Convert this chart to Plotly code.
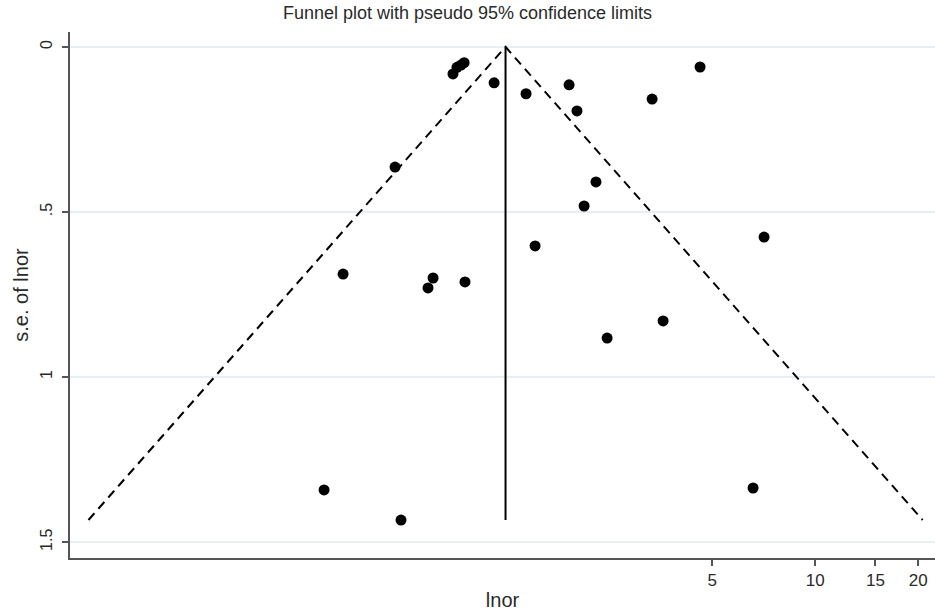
import numpy as np
import plotly.graph_objects as go

# Study estimates (log odds ratio) and their standard errors
lnor = [-0.137, -0.110, -0.083, -0.062, 0.140, 0.355, 0.645, 0.698, 1.204, 1.527,
        -0.527, 0.826, 0.746, 0.416, 1.958, -0.877, -0.271, -0.305, -0.056, 1.278,
        0.901, -1.005, -0.487, 1.884]
se_lnor = [0.082, 0.062, 0.055, 0.048, 0.109, 0.142, 0.115, 0.194, 0.158, 0.061,
           0.364, 0.409, 0.482, 0.603, 0.576, 0.688, 0.700, 0.730, 0.712, 0.830,
           0.882, 1.342, 1.433, 1.336]
pooled = 0.217
or_ticks = [5, 10, 15, 20]
y_ticks = [0, 0.5, 1, 1.5]
y_ticktext = ["0", ".5", "1", "1.5"]

se_max = max(se_lnor)
fx = [pooled - 1.96 * se_max, pooled, pooled + 1.96 * se_max]
fy = [se_max, 0, se_max]

fig = go.Figure()
fig.add_trace(go.Scatter(x=fx, y=fy, mode="lines",
                         line=dict(color="black", width=2, dash="9px,6px"),
                         hoverinfo="skip", showlegend=False))
fig.add_trace(go.Scatter(x=[pooled, pooled], y=[0, se_max], mode="lines",
                         line=dict(color="black", width=2),
                         hoverinfo="skip", showlegend=False))
fig.add_trace(go.Scatter(x=lnor, y=se_lnor, mode="markers",
                         marker=dict(color="black", size=11),
                         showlegend=False))

font = "Liberation Sans, Arial, sans-serif"
txt = "#2a2a2a"
fig.update_layout(
    width=935, height=612,
    margin=dict(l=70, r=0, t=32, b=54),
    paper_bgcolor="white", plot_bgcolor="white",
    font=dict(family=font, color=txt),
    title=dict(text="Funnel plot with pseudo 95% confidence limits",
               x=0.5, xanchor="center", y=0.99, yanchor="top",
               font=dict(size=18, color=txt)),
    xaxis=dict(
        range=[-2.716, 3.109],
        tickvals=list(np.log(or_ticks)), ticktext=[str(v) for v in or_ticks],
        showgrid=False, zeroline=False,
        showline=True, linecolor="#555", linewidth=2,
        ticks="outside", ticklen=6, tickcolor="#555", tickwidth=1.5,
        tickfont=dict(size=17, color=txt),
        title=dict(text="lnor", font=dict(size=20, color=txt), standoff=4),
    ),
    yaxis=dict(
        range=[1.548, -0.045],
        tickvals=y_ticks, ticktext=y_ticktext, tickangle=-90,
        ticklabelstandoff=4,
        showgrid=True, gridcolor="#e6eff1", gridwidth=1.5,
        zeroline=False,
        showline=True, linecolor="#555", linewidth=2,
        ticks="outside", ticklen=6, tickcolor="#555", tickwidth=1.5,
        tickfont=dict(size=16, color=txt),
        title=dict(text="s.e. of lnor", font=dict(size=20, color=txt), standoff=4),
    ),
)
fig.write_html("out.html")
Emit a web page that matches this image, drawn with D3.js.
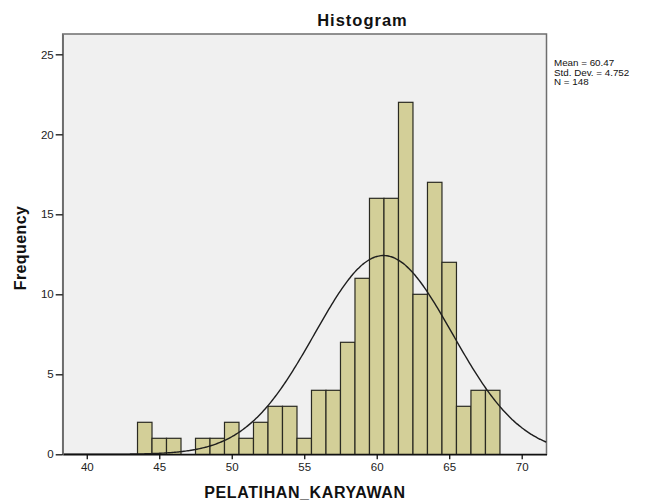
<!DOCTYPE html>
<html>
<head>
<meta charset="utf-8">
<script src="https://cdn.jsdelivr.net/npm/d3@7"></script>
<style>
  body { margin: 0; background: #fff; }
  text { font-family: "Liberation Sans", Arial, sans-serif; }
</style>
</head>
<body>
<div id="chart"></div>
<script>
// histogram data (bin centres, width 1)
var binCenters = [44, 45, 46, 47, 48, 49, 50, 51, 52, 53, 54, 55, 56, 57, 58, 59, 60, 61, 62, 63, 64, 65, 66, 67, 68];
var frequencies = [2, 1, 1, 0, 1, 1, 2, 1, 2, 3, 3, 1, 4, 4, 7, 11, 16, 16, 22, 10, 17, 12, 3, 4, 4];
var xTicks = [40, 45, 50, 55, 60, 65, 70];
var yTicks = [0, 5, 10, 15, 20, 25];
var statLines = ["Mean = 60.47", "Std. Dev. = 4.752", "N = 148"];
var mean = 60.47, sd = 4.752, n = 148, binWidth = 1;

var width = 654, height = 502;
var plotLeft = 62.7, plotRight = 546.5, plotTop = 34, plotBottom = 454.3;

var svg = d3.select("#chart")
  .append("svg")
    .attr("width", width)
    .attr("height", height);

var x = d3.scaleLinear()
  .domain([38.34, 71.71])
  .range([plotLeft, plotRight]);

var y = d3.scaleLinear()
  .domain([0, 26.27])
  .range([plotBottom, plotTop]);

// plot background + frame
svg.append("rect")
  .attr("x", plotLeft)
  .attr("y", plotTop)
  .attr("width", plotRight - plotLeft)
  .attr("height", plotBottom - plotTop)
  .attr("fill", "#f0f0f0")
  .attr("stroke", "#6e6e6e")
  .attr("stroke-width", 1.5);

svg.append("clipPath").attr("id", "clip")
  .append("rect")
    .attr("x", plotLeft)
    .attr("y", plotTop)
    .attr("width", plotRight - plotLeft)
    .attr("height", plotBottom - plotTop);

// bars
svg.append("g")
  .selectAll("rect")
  .data(binCenters.map(function(c, i) { return {c: c, f: frequencies[i]}; }).filter(function(d) { return d.f > 0; }))
  .enter()
  .append("rect")
    .attr("x", function(d) { return x(d.c - binWidth / 2); })
    .attr("y", function(d) { return y(d.f); })
    .attr("width", function(d) { return x(d.c + binWidth / 2) - x(d.c - binWidth / 2); })
    .attr("height", function(d) { return y(0) - y(d.f); })
    .attr("fill", "#d3cf98")
    .attr("stroke", "#2a2a22")
    .attr("stroke-width", 1.2);

// normal curve
var curvePts = d3.range(38.3, 71.8, 0.1).map(function(v) {
  var z = (v - mean) / sd;
  return [v, n * binWidth / (sd * Math.sqrt(2 * Math.PI)) * Math.exp(-0.5 * z * z)];
});
svg.append("path")
  .datum(curvePts)
  .attr("clip-path", "url(#clip)")
  .attr("fill", "none")
  .attr("stroke", "#1e1e1e")
  .attr("stroke-width", 1.4)
  .attr("d", d3.line()
    .curve(d3.curveBasis)
    .x(function(d) { return x(d[0]); })
    .y(function(d) { return y(d[1]); }));

// x axis
var xAxis = svg.append("g")
  .attr("transform", "translate(0," + plotBottom + ")")
  .call(d3.axisBottom(x).tickValues(xTicks).tickSize(5).tickSizeOuter(0).tickPadding(4));
xAxis.select(".domain").attr("stroke", "#111").attr("stroke-width", 1.5);
xAxis.selectAll(".tick line").attr("stroke", "#111").attr("stroke-width", 1.3);
xAxis.selectAll(".tick text").attr("font-size", 11.5).attr("fill", "#222")
  .attr("font-family", "Liberation Sans, Arial, sans-serif");

// y axis
var yAxis = svg.append("g")
  .attr("transform", "translate(" + plotLeft + ",0)")
  .call(d3.axisLeft(y).tickValues(yTicks).tickSize(7).tickSizeOuter(0).tickPadding(2));
yAxis.select(".domain").attr("stroke", "#6e6e6e").attr("stroke-width", 1.5);
yAxis.selectAll(".tick line").attr("stroke", "#111").attr("stroke-width", 1.3);
yAxis.selectAll(".tick text").attr("font-size", 11.5).attr("fill", "#222")
  .attr("font-family", "Liberation Sans, Arial, sans-serif");

// titles
svg.append("text")
  .attr("x", 362.5)
  .attr("y", 26)
  .attr("text-anchor", "middle")
  .attr("font-size", 16.5)
  .attr("letter-spacing", 1)
  .attr("font-weight", "bold")
  .attr("fill", "#111")
  .text("Histogram");

svg.append("text")
  .attr("x", 305)
  .attr("y", 498)
  .attr("text-anchor", "middle")
  .attr("font-size", 16)
  .attr("letter-spacing", 0.6)
  .attr("font-weight", "bold")
  .attr("fill", "#111")
  .text("PELATIHAN_KARYAWAN");

svg.append("text")
  .attr("transform", "translate(25.5,248) rotate(-90)")
  .attr("text-anchor", "middle")
  .attr("font-size", 16)
  .attr("letter-spacing", 0.4)
  .attr("font-weight", "bold")
  .attr("fill", "#111")
  .text("Frequency");

// stats box text
svg.append("g")
  .selectAll("text")
  .data(statLines)
  .enter()
  .append("text")
    .attr("x", 554)
    .attr("y", function(d, i) { return 66 + i * 9.6; })
    .attr("font-size", 9.8)
    .attr("fill", "#111")
    .text(function(d) { return d; });
</script>
</body>
</html>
____________
GIVEN TASK — The lines from the top of the data above through the one holding "import plotly.graph_objects as go" are to be repeated exactly, and only those, with no pictures.

TASK RESPONSE —
Convert this chart to Plotly code.
import numpy as np
import plotly.graph_objects as go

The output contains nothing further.